### The request
Write out, word for word, the stretch of lines beginning at the one with "Rebuild this chart" and ending at the one with "from matplotlib.colors import", omitting the images.

### Record set
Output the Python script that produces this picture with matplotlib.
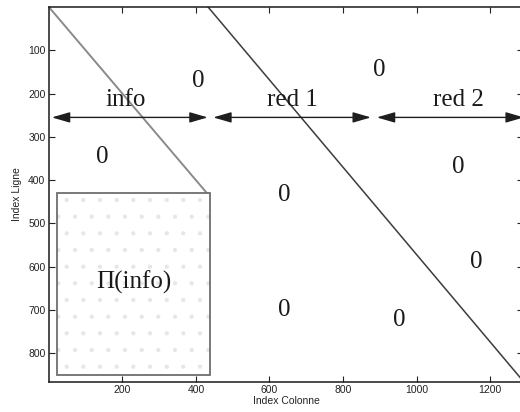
import matplotlib
matplotlib.use("Agg")
import matplotlib.pyplot as plt
from matplotlib.patches import Rectangle

plt.rcParams["hatch.linewidth"] = 0.6

# ---- data ----
xlim = (0, 1290)
ylim = (865, 0)
xticks = [200, 400, 600, 800, 1000, 1200]
yticks = [100, 200, 300, 400, 500, 600, 700, 800]

info_line_x = [0, 432]
info_line_y = [0, 432]
red_line_x = [433, 1290]
red_line_y = [0, 864]

arrow_y = 255
arrow_segments = [(8, 432), (447, 876), (892, 1292)]
segment_labels = ["info", "red 1", "red 2"]
segment_label_x = [209, 663, 1114]
segment_label_y = 215

zero_x = [407, 145, 898, 639, 1114, 1163, 639, 953]
zero_y = [170, 347, 146, 435, 370, 590, 700, 723]

perm_box = (22, 430, 417, 421)  # x, y, width, height
perm_label = "Π(info)"
perm_label_xy = (230, 636)

serif = ["Liberation Serif", "DejaVu Serif"]
sans = ["Liberation Sans", "DejaVu Sans"]

fig = plt.figure(figsize=(5.2, 4.12), dpi=100)
ax = fig.add_axes([0.0940, 0.074, 0.912, 0.909])
ax.set_xlim(*xlim)
ax.set_ylim(*ylim)

# diagonals
ax.plot(info_line_x, info_line_y, color="#8a8a8a", lw=1.4, solid_capstyle="butt", zorder=2)
ax.plot(red_line_x, red_line_y, color="#3c3c3c", lw=1.1, zorder=2, clip_on=True)

# permuted info block
bx, by, bw, bh = perm_box
ax.add_patch(Rectangle((bx, by), bw, bh, facecolor="white", edgecolor="#e6e6e6",
                       hatch=".", lw=0, zorder=3))
ax.add_patch(Rectangle((bx, by), bw, bh, facecolor="none", edgecolor="#6e6e6e",
                       lw=1.3, zorder=4))
ax.text(perm_label_xy[0], perm_label_xy[1], perm_label, fontsize=18, family=serif,
        ha="center", va="center", zorder=5, color="#1a1a1a")

# arrows
for (x0, x1) in arrow_segments:
    ax.annotate("", xy=(x1, arrow_y), xytext=(x0, arrow_y),
                arrowprops=dict(arrowstyle="<|-|>,head_length=1.1,head_width=0.32",
                                color="#1e1e1e", lw=1.0, shrinkA=0, shrinkB=0),
                annotation_clip=False, zorder=6)
for lab, lx in zip(segment_labels, segment_label_x):
    ax.text(lx, segment_label_y, lab, fontsize=18, family=serif, ha="center",
            va="center", color="#1a1a1a", zorder=6)

for zx, zy in zip(zero_x, zero_y):
    ax.text(zx, zy, "0", fontsize=18, family=serif, ha="center", va="center",
            color="#1a1a1a", zorder=6)

ax.set_xticks(xticks)
ax.set_yticks(yticks)
ax.tick_params(direction="in", length=4, width=0.8, top=True, right=True,
               labelsize=7.5, pad=2.5, colors="#222222")
for lbl in ax.get_xticklabels() + ax.get_yticklabels():
    lbl.set_family(sans)
for s in ax.spines.values():
    s.set_linewidth(1.1)
    s.set_color("#1a1a1a")
ax.set_xlabel("Index Colonne", fontsize=7.5, family=sans, labelpad=1, color="#222222")
ax.set_ylabel("Index Ligne", fontsize=7.5, family=sans, labelpad=4, color="#222222")

fig.savefig("out.png", dpi=100)
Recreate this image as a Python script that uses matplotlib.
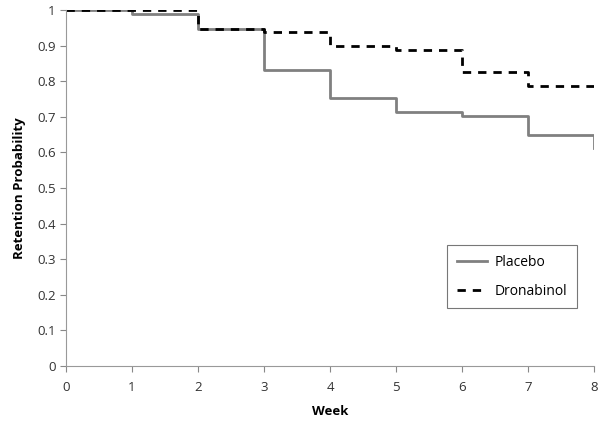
import matplotlib
matplotlib.use("Agg")
import matplotlib.pyplot as plt

weeks = [0, 1, 2, 3, 4, 5, 6, 7, 8, 8]
placebo = [1.0, 0.988, 0.948, 0.831, 0.754, 0.714, 0.702, 0.649, 0.649, 0.612]
dronabinol_weeks = [0, 1, 2, 3, 4, 5, 6, 7, 8]
dronabinol = [1.0, 1.0, 0.948, 0.937, 0.900, 0.888, 0.825, 0.787, 0.787]
yticks = [0, 0.1, 0.2, 0.3, 0.4, 0.5, 0.6, 0.7, 0.8, 0.9, 1]
ytick_labels = ["0", "0.1", "0.2", "0.3", "0.4", "0.5", "0.6", "0.7", "0.8", "0.9", "1"]
xticks = [0, 1, 2, 3, 4, 5, 6, 7, 8]

plt.rcParams['font.family'] = ['Open Sans', 'DejaVu Sans']

fig = plt.figure(figsize=(6, 4.32), dpi=100)
ax = fig.add_axes([0.11, 0.1528, 0.88, 0.824])

ax.plot(weeks, placebo, drawstyle='steps-post', color='#808080', lw=2, label='Placebo')
ax.plot(dronabinol_weeks, dronabinol, drawstyle='steps-post', color='black', lw=2,
        linestyle=(0, (3, 2.5)), label='Dronabinol')

ax.set_xlim(0, 8)
ax.set_ylim(0, 1)
ax.set_xticks(xticks)
ax.set_yticks(yticks)
ax.set_yticklabels(ytick_labels)
ax.tick_params(axis='both', labelsize=9.5, colors='#888888', labelcolor='#333333',
               direction='out', length=4, width=0.8)
ax.tick_params(axis='x', pad=7)
for s in ['top', 'right']:
    ax.spines[s].set_visible(False)
for s in ['left', 'bottom']:
    ax.spines[s].set_color('#999999')
    ax.spines[s].set_linewidth(0.8)

ax.set_xlabel('Week', fontsize=9.5, fontweight='bold', labelpad=8)
ax.set_ylabel('Retention Probability', fontsize=9.5, fontweight='bold', labelpad=8)

leg = ax.legend(loc='upper left', bbox_to_anchor=(0.722, 0.34), borderaxespad=0,
                fontsize=10, frameon=True, fancybox=False, edgecolor='#555555',
                handlelength=2.2, borderpad=0.7, labelspacing=1.0, handletextpad=0.5)
leg.get_frame().set_linewidth(0.8)

fig.savefig('out.png', dpi=100)
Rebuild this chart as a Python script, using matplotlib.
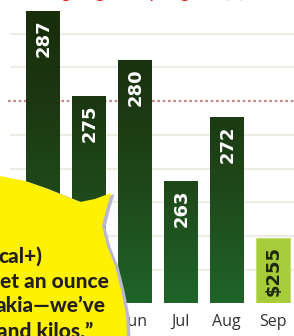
import matplotlib
matplotlib.use("Agg")
import matplotlib.pyplot as plt
import numpy as np
from matplotlib.patches import Polygon, Rectangle
from matplotlib.colors import LinearSegmentedColormap

months = ["", "", "Jun", "Jul", "Aug", "Sep"]
prices = [287, 275, 280, 263, 272, 255]
labels = ["287", "275", "280", "263", "272", "$255"]
bubble_lines = ["cal+)", "et an ounce", "akia\u2014we\u2019ve", "and kilos.\u201d"]

W, H = 294, 336
fig = plt.figure(figsize=(W / 100, H / 100), dpi=100)
fig.patch.set_facecolor("white")

ax = fig.add_axes([0, 1 - 303 / H, 1, 303 / H])
ax.set_facecolor("white")
ymin, ymax = 245.8, 288.5
x = np.arange(len(prices))

# left cream strip
fig.add_artist(Rectangle((0, 0), 8 / W, 1, transform=fig.transFigure,
                         facecolor="#f5f2de", edgecolor="none", zorder=-1))

# grid lines
xl = -0.937 + 10 / 45.9
for g in np.arange(250.5, 288, 4.75):
    if abs(g - 274.25) < 0.1:
        continue
    ax.hlines(g, xl, 5.468, color="#eeece4", lw=1.6, zorder=0)
ax.hlines(274.25, -0.937 + 8 / 45.9, 5.468, color="#c98a8a", lw=1.6,
          linestyles=(0, (1.2, 1.2)), zorder=0.5)

cmap = LinearSegmentedColormap.from_list(
    "g", [(0, "#1f6429"), (0.35, "#1f4a1b"), (0.65, "#1c3812"), (1, "#192c0a")])
grad = np.linspace(0, 1, 256).reshape(-1, 1)

bars = ax.bar(x, prices, width=0.74, bottom=0, color="#1d3a12",
              edgecolor="none", zorder=2)
for i, b in enumerate(bars):
    if i == len(bars) - 1:
        b.set_facecolor("#a6cc3a")
        b.set_edgecolor("#c4de6a")
        b.set_linewidth(0.8)
        continue
    im = ax.imshow(grad, cmap=cmap, origin="lower", aspect="auto",
                   extent=(b.get_x(), b.get_x() + b.get_width(), ymin, ymax),
                   zorder=2.1)
    im.set_clip_path(b)

for i, (xi, v, lab) in enumerate(zip(x, prices, labels)):
    last = i == len(prices) - 1
    ax.annotate(lab, (xi, v), xytext=(0.5, -6), textcoords="offset points",
                rotation=90, ha="center", va="top", fontsize=13,
                fontweight="bold", family="DejaVu Sans",
                color="#1e2a10" if last else "white", zorder=3)

ax.set_ylim(ymin, ymax)
ax.set_xlim(-0.937, 5.468)
ax.set_xticks(x)
ax.set_xticklabels(months, fontsize=11.5, color="#333333", family="Open Sans")
ax.tick_params(axis="x", length=0, pad=8)
ax.set_yticks([])
for s in ax.spines.values():
    s.set_visible(False)

# red title fragment at top (mostly cropped)
fig.text(138 / W, 1 + 1.8 / H, "the going rate, per gram ($)", color="#e32119",
         fontsize=13, ha="center", va="baseline", family="Lato")

# speech bubble
pts = [(0, 176), (25, 181), (45, 188), (65, 196), (80, 202), (95, 199),
       (111, 193), (106, 210), (102, 226), (107, 246), (115, 266),
       (121, 290), (126, 315), (127, 336), (0, 336)]
def fc(p, dx=0, dy=0):
    return [((px + dx) / W, 1 - (py + dy) / H) for px, py in p]
fig.add_artist(Polygon(fc(pts, 3.5, 1), closed=True, transform=fig.transFigure,
                       facecolor="#bdb7cc", edgecolor="none", zorder=5))
fig.add_artist(Polygon(fc(pts), closed=True, transform=fig.transFigure,
                       facecolor="#fff200", edgecolor="none", zorder=6))
ends = [(42, 263), (109, 288), (106, 312), (93, 338)]
for (ex, by), t in zip(ends, bubble_lines):
    fig.text(ex / W, 1 - by / H, t, ha="right", va="baseline", fontsize=15,
             fontweight="black", family="Lato", color="#231f20", zorder=7)

fig.savefig("out.png", dpi=100)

### Task solution
Rebuild this chart as a Python script, using matplotlib.
import matplotlib
matplotlib.use("Agg")
import matplotlib.pyplot as plt
import numpy as np
from matplotlib.patches import Polygon, Rectangle
from matplotlib.colors import LinearSegmentedColormap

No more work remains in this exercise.